Mais l’idée de valorisation des femmes à travers cette plantation ne s’arrête pas là. Des femmes pratiquent de la maraîcher-culture dans cet espace, et doivent en retour s’occuper des plantes. “Ce sont des femmes (humains) qui s’occupent des femmes (plantes). C’est une manière de se solidariser”, indique Bassératou Kindo.
Quarante-quatre plants ont été mis en terre en août 2023. Il s’agit notamment de baobabs, de citronniers, de moringa, de nimiers. Mais aussi de manguiers, d’orangers et de citronniers. Il faut cependant faire face aux hostilités de la nature. Ici, la déclaration de Charles Darwine, à savoir “la lutte pour la survie sélectionne les espèces”, a tout son sens. Les arbres fruitiers, comme les manguiers, les orangers et les citronniers n’ont pas survécu face à la dure sélection que leur impose le climat ouagalais. Ils sont morts, ou survivent à peine.
“Sur un total de 44 au départ, seulement 14 ou 16 plantes sont vivantes aujourd’hui”, déplore Bassératou Kindo. Un problème d’eau s’est par la suite posé, dit-elle. Ainsi, il fallait aller loin du site pour trouver de l’eau. L’initiatrice de ce projet se voit alors obligée de débourser la somme de 10 000 francs CFA par mois pour l’arrosage des plantes. Mais l’intensité du soleil a emporté centaines d’entre elles.
Une pompe est arrivée !
Face aux vagues de chaleur, il faut trouver une solution. Mais que faire ? De petits puits sont creusés par-ci et par là ! Mais après plus de 10 mètres sous le sol, l’eau est introuvable. Il faut alors scruter d’autres voies. Afin de sauver ces plantes qui portent les noms d’être humains.

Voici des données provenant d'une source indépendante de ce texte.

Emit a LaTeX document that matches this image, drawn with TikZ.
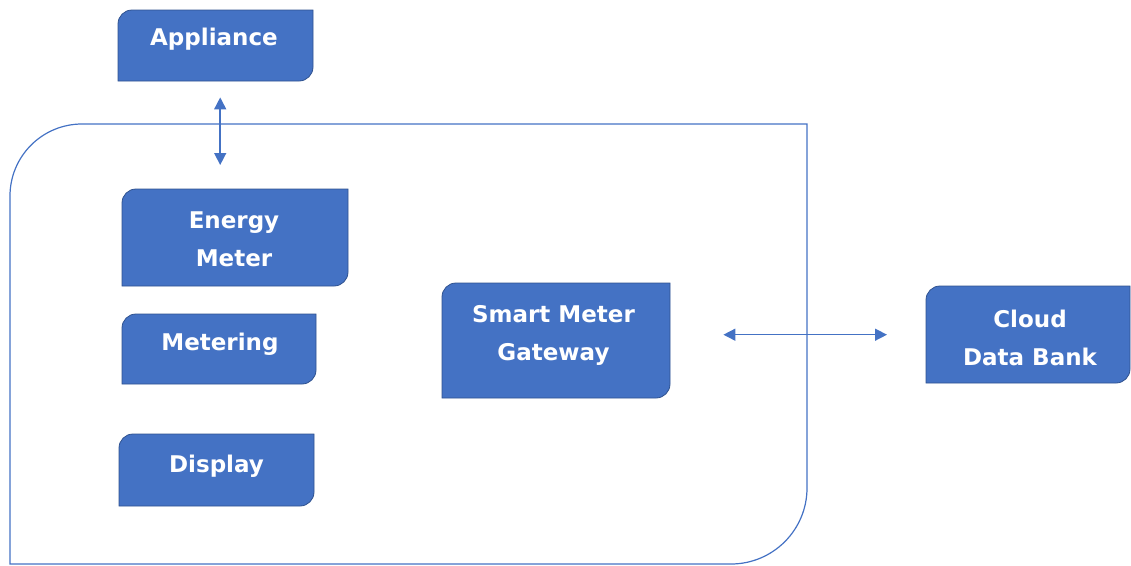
\documentclass[tikz,border=0pt]{standalone}
\usepackage{fontspec}
\setmainfont{DejaVu Sans}
\usetikzlibrary{arrows.meta}
\definecolor{boxblue}{HTML}{4472C4}
\definecolor{boxedge}{HTML}{2F528F}
\definecolor{linblue}{HTML}{4472C4}
\newcommand\rr{14}
% #1 name, #2 x1, #3 y1, #4 x2, #5 y2, #6 text x, #7 text y, #8 text
\newcommand\obox[8]{%
  \path[fill=boxblue,draw=boxedge,line width=0.8pt]
    (#2,#5) -- (#2,#3+\rr) arc[start angle=180,end angle=270,radius=\rr]
    -- (#4,#3) -- (#4,#5-\rr) arc[start angle=0,end angle=90,radius=\rr] -- cycle;
  \node[rectangle,inner sep=0pt,minimum width={#4-#2},minimum height={#5-#3},anchor=north west] (#1) at (#2,#3) {};
  \node[boxtext] (#1t) at (#6,#7) {#8};
}
\begin{document}
\begin{tikzpicture}[x=1pt,y=-1pt,
  boxtext/.style={text=white,font=\fontsize{23}{38}\selectfont\bfseries,align=center,inner sep=0pt},
  arr/.style={draw=linblue,line width=1.5pt,{Triangle[length=12pt,width=12pt]}-{Triangle[length=12pt,width=12pt]}},
  container/.style={draw=linblue,line width=1.2pt}]
\useasboundingbox (0,0) rectangle (1131,565);
% container
\path[container] (10,564) -- (10,124+72) arc[start angle=180,end angle=270,radius=72]
  -- (807,124) -- (807,564-76) arc[start angle=0,end angle=90,radius=76] -- cycle;
\obox{appl}{118}{10}{313}{81}{214}{39}{Appliance}
\obox{em}{122}{189}{348}{286}{234}{239}{Energy\\Meter}
\obox{met}{122}{314}{316}{384}{220}{344}{Metering}
\obox{disp}{119}{434}{314}{506}{216.5}{466}{Display}
\obox{smg}{442}{283}{670}{398}{553.5}{335}{Smart Meter\\Gateway}
\obox{cloud}{926}{286}{1130}{383}{1030}{338}{Cloud\\Data Bank}
\draw[arr] ([xshift=4.5pt,yshift=-16pt]appl.south) -- ([xshift=-15pt,yshift=24pt]em.north);
\draw[arr] ([xshift=53pt]smg.east |- cloud.west) -- ([xshift=-39pt]cloud.west);
\end{tikzpicture}
\end{document}
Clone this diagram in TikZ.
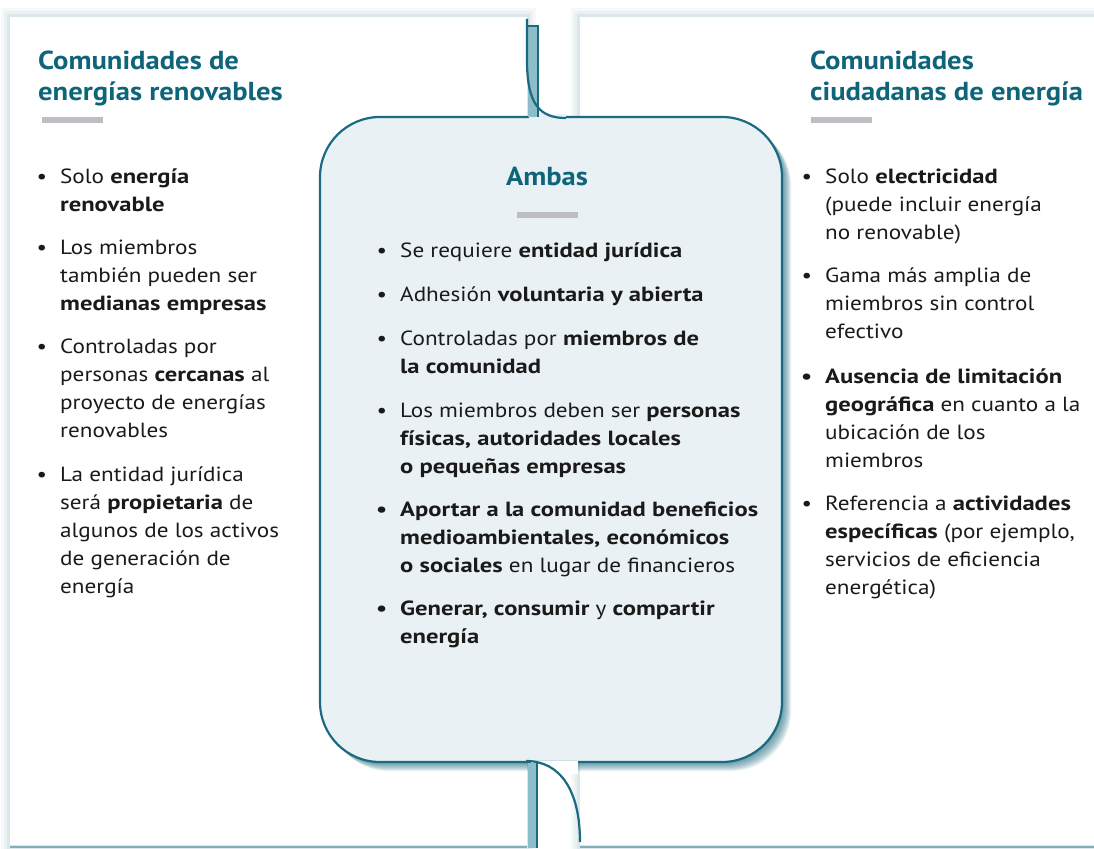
\documentclass[tikz,border=0pt]{standalone}
\usepackage{fontspec}
\setmainfont{PT Sans}[FakeStretch=1.13,BoldFeatures={FakeStretch=1.2}]
\newfontfamily\fuentetitulo{PT Sans}[FakeStretch=1.1,BoldFeatures={FakeStretch=1.1}]
\definecolor{petroleo}{HTML}{0E6479}
\definecolor{borde}{HTML}{1B6A7F}
\definecolor{relleno}{HTML}{E9F1F4}
\definecolor{barra}{HTML}{BDBDC2}
\definecolor{franja}{HTML}{8CBDC8}
\definecolor{tinta}{HTML}{1A1A1A}
\newcommand{\punto}{\strut\llap{\textbullet\hskip 13pt}}
\newcommand{\puntob}{\strut\llap{\textbf{\textbullet}\hskip 13pt}}
\begin{document}
\begin{tikzpicture}
	[x=1pt,y=-1pt,
	titulo/.style={anchor=north west,align=left,inner sep=0pt,text=petroleo,font=\fuentetitulo\fontsize{26}{31}\selectfont\bfseries},
	punto/.style={anchor=north west,align=left,inner sep=0pt,text=tinta,font=\fontsize{20.5}{28}\selectfont},
	raya/.style={fill=barra,draw=none},
	panel/.style={fill=white,draw=none},
	linea/.style={draw=borde,line width=2.2pt}]
	\useasboundingbox (0,0) rectangle (1094,848);
	\fill[white] (0,0) rectangle (1094,848);
	\foreach \r/\o in {9/0.04,6/0.05,3/0.07}{
		\fill[borde,opacity=\o] (10-\r,17-\r) rectangle (527+\r,852);
		\fill[borde,opacity=\o] (580-\r,17-\r) rectangle (1100,852);
	}
	\fill[panel] (10,17) rectangle (527,845);
	\fill[panel] (580,17) rectangle (1100,845);
	\fill[borde!55] (10,845.5) rectangle (527,848);
	\fill[borde!55] (580,845.5) rectangle (1100,848);
	\foreach \k in {1,...,9}
		\fill[borde,opacity=0.1,rounded corners=60pt] (320+\k,117+\k) rectangle (782+\k,762+\k);
	\draw[linea,fill=relleno,rounded corners=60pt] (320,117) rectangle (782,762);
	\fill[relleno] (529,114) rectangle (566,121);
	\fill[franja] (528,26) rectangle (538,117);
	\draw[borde,line width=1.6pt] (528,26) -- (538,26) -- (538,117);
	\draw[linea] (527,19) -- (527,60) .. controls (527,105) and (540,118) .. (566,118);
	\fill[white] (531,760.6) rectangle (578,774);
	\fill[franja] (528,763) rectangle (536,848);
	\draw[borde,line width=1.6pt] (537,763) -- (537,848);
	\draw[linea] (526,761) .. controls (560,761) and (580,790) .. (580,842);
	\node[titulo,name=tizq]at(38,48){\strut Comunidades de\\energías renovables};
	\fill[raya] (42,117) rectangle (103,123);
	\node[titulo,name=tder]at(810,48){\strut Comunidades\\ciudadanas de energía};
	\fill[raya] (811,117) rectangle (872,123);
	\node[titulo,anchor=base,name=tcen]at(547,185){Ambas};
	\fill[raya] (517,212) rectangle (578,218);
	\node[punto,name=i1]at(60,164){\punto Solo \textbf{energía}\\\textbf{renovable}};
	\node[punto,name=i2]at(60,235){\punto Los miembros\\también pueden ser\\\textbf{medianas empresas}};
	\node[punto,name=i3]at(60,334){\punto Controladas por\\personas \textbf{cercanas} al\\proyecto de energías\\renovables};
	\node[punto,name=i4]at(60,462){\punto La entidad jurídica\\será \textbf{propietaria} de\\algunos de los activos\\de generación de\\energía};
	\node[punto,name=c1]at(400,238){\punto Se requiere \textbf{entidad jurídica}};
	\node[punto,name=c2]at(400,282){\punto Adhesión \textbf{voluntaria y abierta}};
	\node[punto,name=c3]at(400,326){\punto Controladas por \textbf{miembros de}\\\textbf{la comunidad}};
	\node[punto,name=c4]at(400,398){\punto Los miembros deben ser \textbf{personas}\\\textbf{físicas, autoridades locales}\\\textbf{o pequeñas empresas}};
	\node[punto,name=c5]at(400,497){\puntob\textbf{Aportar a la comunidad beneficios}\\\textbf{medioambientales, económicos}\\\textbf{o sociales} en lugar de financieros};
	\node[punto,name=c6]at(400,596){\puntob\textbf{Generar, consumir} y \textbf{compartir}\\\textbf{energía}};
	\node[punto,name=d1]at(825,164){\punto Solo \textbf{electricidad}\\(puede incluir energía\\no renovable)};
	\node[punto,name=d2]at(825,263){\punto Gama más amplia de\\miembros sin control\\efectivo};
	\node[punto,name=d3]at(825,364){\puntob\textbf{Ausencia de limitación}\\\textbf{geográfica} en cuanto a la\\ubicación de los\\miembros};
	\node[punto,name=d4]at(825,491){\punto Referencia a \textbf{actividades}\\\textbf{específicas} (por ejemplo,\\servicios de eficiencia\\energética)};
\end{tikzpicture}
\end{document}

Les autorités communales sont mises à contribution. Ce sont elles, en effet, qui avaient permis à ce média spécialisé dans le traitement de l’information sur la femme, d’avoir cet espace mesurant un hectare située sur “la ceinture verte”. Et là, Bingo ! Un forage a été installé en décembre 2024. Il sera opérationnel deux mois plus tard. L’implantation de ce point d’eau sonne comme une bouffée d’oxygène pour la survie des plantes. La vie reprend peu à peu. Il permet également aux femmes travaillant sur le site, d’arroser leur jardin. Mais les avantages que procure cette pompe ne se limitent pas là. Quelques citoyens dans le voisinage en profitent pour faire de la culture hors-sol.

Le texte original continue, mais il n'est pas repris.